**THE EXERCISE:**
Exactly retype the lines from the top of the data through the line containing "XAxis, YAxis, ReferenceLine", leaving out every picture.

·····

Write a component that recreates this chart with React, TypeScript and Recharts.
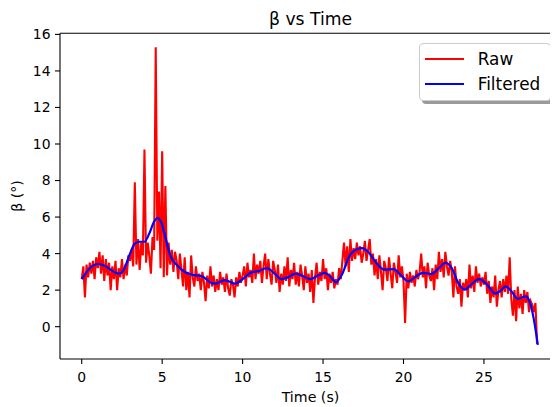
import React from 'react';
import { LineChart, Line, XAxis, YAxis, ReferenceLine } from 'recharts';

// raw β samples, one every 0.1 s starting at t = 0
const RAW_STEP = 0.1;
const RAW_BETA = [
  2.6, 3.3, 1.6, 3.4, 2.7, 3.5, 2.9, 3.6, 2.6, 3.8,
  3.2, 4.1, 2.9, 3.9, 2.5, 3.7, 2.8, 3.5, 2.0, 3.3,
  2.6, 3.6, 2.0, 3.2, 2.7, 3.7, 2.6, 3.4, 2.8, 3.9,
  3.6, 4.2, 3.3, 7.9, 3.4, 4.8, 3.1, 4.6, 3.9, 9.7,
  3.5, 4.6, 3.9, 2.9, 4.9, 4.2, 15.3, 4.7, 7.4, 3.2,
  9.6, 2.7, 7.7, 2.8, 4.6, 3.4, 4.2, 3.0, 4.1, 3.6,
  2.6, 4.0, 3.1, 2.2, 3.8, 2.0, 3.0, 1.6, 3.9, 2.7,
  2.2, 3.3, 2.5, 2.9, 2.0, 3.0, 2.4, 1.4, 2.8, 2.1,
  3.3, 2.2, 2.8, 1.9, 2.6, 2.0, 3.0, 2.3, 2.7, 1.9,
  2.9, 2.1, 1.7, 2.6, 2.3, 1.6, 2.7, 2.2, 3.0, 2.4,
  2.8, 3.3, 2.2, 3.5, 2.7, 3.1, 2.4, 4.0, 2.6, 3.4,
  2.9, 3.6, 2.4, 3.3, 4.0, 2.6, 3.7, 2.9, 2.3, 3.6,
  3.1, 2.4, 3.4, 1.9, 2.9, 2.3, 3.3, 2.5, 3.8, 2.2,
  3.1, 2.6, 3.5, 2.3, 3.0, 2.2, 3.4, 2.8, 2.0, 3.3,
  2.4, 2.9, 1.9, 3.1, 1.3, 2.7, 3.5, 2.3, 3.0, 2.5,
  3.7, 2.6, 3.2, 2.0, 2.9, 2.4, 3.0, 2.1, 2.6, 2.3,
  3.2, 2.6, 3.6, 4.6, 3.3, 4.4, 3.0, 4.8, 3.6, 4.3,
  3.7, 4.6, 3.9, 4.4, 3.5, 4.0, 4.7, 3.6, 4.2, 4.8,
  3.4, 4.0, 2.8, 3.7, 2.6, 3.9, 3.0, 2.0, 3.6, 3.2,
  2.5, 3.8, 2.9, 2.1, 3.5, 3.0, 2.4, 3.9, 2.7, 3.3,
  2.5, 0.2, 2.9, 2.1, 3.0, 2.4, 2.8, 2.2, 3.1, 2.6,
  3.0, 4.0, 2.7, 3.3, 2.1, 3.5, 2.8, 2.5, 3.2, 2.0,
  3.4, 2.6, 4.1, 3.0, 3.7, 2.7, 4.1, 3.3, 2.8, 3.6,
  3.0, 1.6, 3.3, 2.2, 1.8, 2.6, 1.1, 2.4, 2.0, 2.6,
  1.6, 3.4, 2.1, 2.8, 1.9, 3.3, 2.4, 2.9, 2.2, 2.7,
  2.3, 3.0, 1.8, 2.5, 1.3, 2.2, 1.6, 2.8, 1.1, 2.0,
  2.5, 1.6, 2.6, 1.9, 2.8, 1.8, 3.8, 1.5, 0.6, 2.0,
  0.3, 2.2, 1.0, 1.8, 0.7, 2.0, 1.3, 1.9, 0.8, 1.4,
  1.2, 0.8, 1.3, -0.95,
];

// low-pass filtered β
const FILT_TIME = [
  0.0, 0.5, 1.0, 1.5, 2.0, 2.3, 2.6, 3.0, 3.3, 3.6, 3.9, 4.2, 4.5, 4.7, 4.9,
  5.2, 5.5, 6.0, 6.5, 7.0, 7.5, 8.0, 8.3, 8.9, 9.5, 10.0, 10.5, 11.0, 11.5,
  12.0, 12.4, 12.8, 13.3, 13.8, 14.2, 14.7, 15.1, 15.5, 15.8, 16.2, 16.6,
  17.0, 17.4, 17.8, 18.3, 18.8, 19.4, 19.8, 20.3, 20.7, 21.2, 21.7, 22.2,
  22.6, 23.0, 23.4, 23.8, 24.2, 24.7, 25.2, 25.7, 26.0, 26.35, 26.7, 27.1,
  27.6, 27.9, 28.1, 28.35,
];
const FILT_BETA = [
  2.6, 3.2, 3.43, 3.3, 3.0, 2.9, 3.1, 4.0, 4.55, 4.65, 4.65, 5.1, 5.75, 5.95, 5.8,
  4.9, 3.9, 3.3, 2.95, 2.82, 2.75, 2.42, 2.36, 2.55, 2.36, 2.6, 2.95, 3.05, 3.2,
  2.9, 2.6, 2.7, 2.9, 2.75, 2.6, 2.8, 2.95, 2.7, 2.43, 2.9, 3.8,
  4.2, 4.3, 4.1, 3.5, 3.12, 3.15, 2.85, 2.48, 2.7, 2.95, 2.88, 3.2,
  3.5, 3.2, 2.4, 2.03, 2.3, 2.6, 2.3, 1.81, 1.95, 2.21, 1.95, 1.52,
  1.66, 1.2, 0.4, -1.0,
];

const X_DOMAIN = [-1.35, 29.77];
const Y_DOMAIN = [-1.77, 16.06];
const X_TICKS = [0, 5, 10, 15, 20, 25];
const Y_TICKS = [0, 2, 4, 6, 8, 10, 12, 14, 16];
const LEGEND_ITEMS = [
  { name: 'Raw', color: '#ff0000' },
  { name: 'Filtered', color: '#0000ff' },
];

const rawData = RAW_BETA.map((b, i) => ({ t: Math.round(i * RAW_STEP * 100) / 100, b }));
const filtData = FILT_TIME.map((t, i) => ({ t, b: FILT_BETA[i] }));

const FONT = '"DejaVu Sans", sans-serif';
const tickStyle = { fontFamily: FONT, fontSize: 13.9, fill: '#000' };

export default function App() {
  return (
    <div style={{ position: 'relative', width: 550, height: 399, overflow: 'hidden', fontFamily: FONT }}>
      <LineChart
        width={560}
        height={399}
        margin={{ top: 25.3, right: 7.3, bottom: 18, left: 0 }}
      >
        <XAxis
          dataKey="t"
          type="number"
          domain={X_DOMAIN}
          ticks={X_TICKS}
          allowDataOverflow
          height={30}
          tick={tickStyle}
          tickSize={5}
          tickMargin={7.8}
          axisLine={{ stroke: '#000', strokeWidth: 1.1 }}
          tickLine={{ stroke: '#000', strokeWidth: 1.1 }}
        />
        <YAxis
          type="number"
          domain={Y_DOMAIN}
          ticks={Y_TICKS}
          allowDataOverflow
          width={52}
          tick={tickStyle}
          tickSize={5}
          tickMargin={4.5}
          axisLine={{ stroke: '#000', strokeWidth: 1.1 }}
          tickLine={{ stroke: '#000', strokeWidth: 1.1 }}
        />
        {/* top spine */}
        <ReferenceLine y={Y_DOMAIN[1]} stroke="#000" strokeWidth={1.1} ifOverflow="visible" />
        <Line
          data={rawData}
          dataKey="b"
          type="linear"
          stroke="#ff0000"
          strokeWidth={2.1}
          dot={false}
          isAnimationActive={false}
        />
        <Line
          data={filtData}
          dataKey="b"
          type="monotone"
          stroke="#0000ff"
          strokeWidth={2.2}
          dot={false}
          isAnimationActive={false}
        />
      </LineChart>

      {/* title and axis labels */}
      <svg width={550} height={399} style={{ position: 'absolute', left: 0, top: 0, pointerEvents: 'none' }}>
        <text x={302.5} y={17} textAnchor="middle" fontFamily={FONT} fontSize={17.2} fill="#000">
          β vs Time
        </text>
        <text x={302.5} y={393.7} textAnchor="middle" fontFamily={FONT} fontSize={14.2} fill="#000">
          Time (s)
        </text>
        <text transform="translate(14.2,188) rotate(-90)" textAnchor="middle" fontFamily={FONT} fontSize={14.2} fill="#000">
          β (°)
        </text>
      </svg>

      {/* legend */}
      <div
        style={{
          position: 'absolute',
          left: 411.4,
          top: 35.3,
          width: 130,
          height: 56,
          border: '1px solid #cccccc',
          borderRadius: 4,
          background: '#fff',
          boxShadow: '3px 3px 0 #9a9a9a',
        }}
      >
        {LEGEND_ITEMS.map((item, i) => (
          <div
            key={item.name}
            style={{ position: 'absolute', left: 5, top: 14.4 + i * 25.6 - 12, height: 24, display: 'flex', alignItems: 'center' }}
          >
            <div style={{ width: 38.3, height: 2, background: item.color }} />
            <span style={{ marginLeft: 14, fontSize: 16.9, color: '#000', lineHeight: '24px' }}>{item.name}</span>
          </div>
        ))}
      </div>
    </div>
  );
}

·····

**ANSWER TO THE EXERCISE:**
Write a component that recreates this chart with React, TypeScript and Recharts.
import React from 'react';
import { LineChart, Line, XAxis, YAxis, ReferenceLine } from 'recharts';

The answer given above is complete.